The answer is pretty simple: everything worth knowing isn’t in the numbers.
Let’s say the vast majority of the time a hitter pulls a curveball when he makes contact with one and I’m going to say 85% and I just pulled that number directly out of my ass which makes me wonder why I haven’t been hired to run some team’s analytics department.
Anyway…
Logic would say position your defenders on the pull side of the field because 85% is bigger than 15%, but what if that hitter can hit the ball to the opposite field when he wants to?
And if that hitter sees 42 defenders on the pull side of the field he’s going to want to hit the ball the other way. Which is why you watch BP: is this a guy who spends time working on hitting the ball to the opposite field?
Can he do it when he needs to?
Which is just what Ben Zobrist did and it cost the Astros a ballgame.
The Bullpen
Cueto comes out after six innings and because the Royals have the day off the next day, Ned Yost can use his best relievers in a tie ballgame and Kelvin Herrera, Ryan Madson (who appears to be Greg Holland’s replacement) and Wade Davis pitch scoreless innings.
Which would seem to be the end of our Game 2 story, but first…
The Story Behind That Ninth-Inning Pickoff
In the ninth-inning Astros pinch-hitter Preston Tucker walks (the umpire appeared to miss some calls) and Carlos Gomez comes out to run for him. Wade picks Gomez off which is a huge deal because Gomez is a base-stealer who represents the tying run and the top of the Astros order is coming up.
BTW: I once asked Wade about his weird stance in the set position and he told me he could see the runner out of the corner of his eye when he was in that stance, so now you can bore others with that arcane bit of information.
OK, so Wade picks off the runner, but he got a lot help from first baseman Eric Hosmer.
I couldn’t find pictures of Hosmer, so bear with me: but normally a first baseman has his foot right next to the base, catches a pickoff throw and then drops the tag straight down, trying to tag the runner’s hand. That’s what you’re seeing in the above picture.

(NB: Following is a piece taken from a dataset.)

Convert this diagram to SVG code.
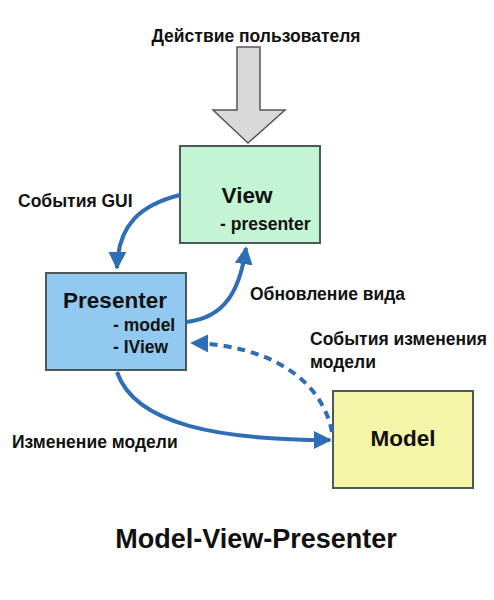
<svg xmlns="http://www.w3.org/2000/svg" width="494" height="600" viewBox="0 0 494 600">
<defs>
<style>
.t{font-family:"Liberation Sans",Arial,sans-serif;font-weight:bold;fill:#111;}
.lbl{font-size:17.5px;}
.big{font-size:22.5px;}
.box{stroke:#4a5a5a;stroke-width:2;}
.c{fill:none;stroke:#2f6db5;stroke-width:4;}
</style>
<marker id="ah" viewBox="0 0 10 10" refX="9" refY="5" markerWidth="4.5" markerHeight="4.5" orient="auto" markerUnits="strokeWidth">
<path d="M0,0 L10,5 L0,10 z" fill="#2f6db5"/>
</marker>
</defs>
<rect width="494" height="600" fill="#ffffff"/>
<g id="user-action">
<text class="t lbl" x="256" y="42" text-anchor="middle">Действие пользователя</text>
<polygon points="237,47 260,47 260,110 285,110 248,143 213,110 237,110" fill="#d9d9d9" stroke="#555" stroke-width="1.5"/>
</g>
<g id="view">
<rect class="box" x="180" y="146" width="140" height="97" fill="#c3f4d4"/>
<text class="t big" x="247" y="203" text-anchor="middle">View</text>
<text class="t lbl" x="220" y="230">- presenter</text>
</g>
<g id="presenter">
<rect class="box" x="46" y="273" width="140" height="97" fill="#92c9f0"/>
<text class="t big" x="115" y="308" text-anchor="middle">Presenter</text>
<text class="t lbl" x="113" y="331">- model</text>
<text class="t lbl" x="113" y="353">- IView</text>
</g>
<g id="model">
<rect class="box" x="333" y="391" width="140" height="97" fill="#f5f5a8"/>
<text class="t big" x="403" y="446" text-anchor="middle">Model</text>
</g>
<g id="connectors">
<path class="c" d="M180,195 C140,205 118,225 117,268" marker-end="url(#ah)"/>
<path class="c" d="M186,322 C225,318 240,290 246,248" marker-end="url(#ah)"/>
<path class="c" d="M332,432 C322,380 270,345 192,343" stroke-dasharray="8,6" marker-end="url(#ah)"/>
<path class="c" d="M117,372 C135,425 220,440 330,440" marker-end="url(#ah)"/>
</g>
<g id="labels">
<text class="t lbl" x="18" y="207">События GUI</text>
<text class="t lbl" x="250" y="300">Обновление вида</text>
<text class="t lbl" x="310" y="345">События изменения</text>
<text class="t lbl" x="310" y="368">модели</text>
<text class="t lbl" x="12" y="448">Изменение модели</text>
</g>
<text class="t" x="256" y="548" font-size="27" text-anchor="middle">Model-View-Presenter</text>
</svg>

That’s not how Hosmer’s doing it; when holding a runner Eric has been positioning himself off the bag—a step toward the pitcher—(once again that’s not Hosmer) and then sweeping the tag back to the runner’s body.
It helps that Hosmer is 6-4 and built along the same lines as a California Condor, but his positioning shortens the pitcher’s throw and has the tag happening sooner than if he were on the bag. In this case Wade short-hopped the throw, but Homser handled the short hop and got the tag down on Gomez.
Gomez was initially called safe (maybe because the umpire wasn’t used to the pickoff technique: instead of one focal point—the hand and the tag—now there are two—the hand and the tag on the body) but the safe call was overturned on appeal and now you see first basemen play it that way all the time.
Eric tells me James Shields and Wade Davis brought that pickoff trick along with them when they came over from Tampa Bay.
This is why you talk baseball: you never know when you’re going to learn a new thing that will help you win a game, and in this case, a very important playoff game.
The final out was made by Jose Altuve when he grounds out to third base, probably because nobody in the Astros dugout was hitting a trash can to let Jose know a fastball was coming.
Next Up:
With the series tied 1-1, the Royals are headed to Houston to face Dallas Kuechel and I’m 72% sure I’ve got that right…
This time.
Another great read…love to learn how and why plays happen (or not), and to do it with a smile and a smirk and a laugh? Yeah, deeply satisfying. Still chortling at the Altuve zinger. And a huge thanks for your many so-appropriate movie references. Will you please ponder a post listing your 25 favorite movies?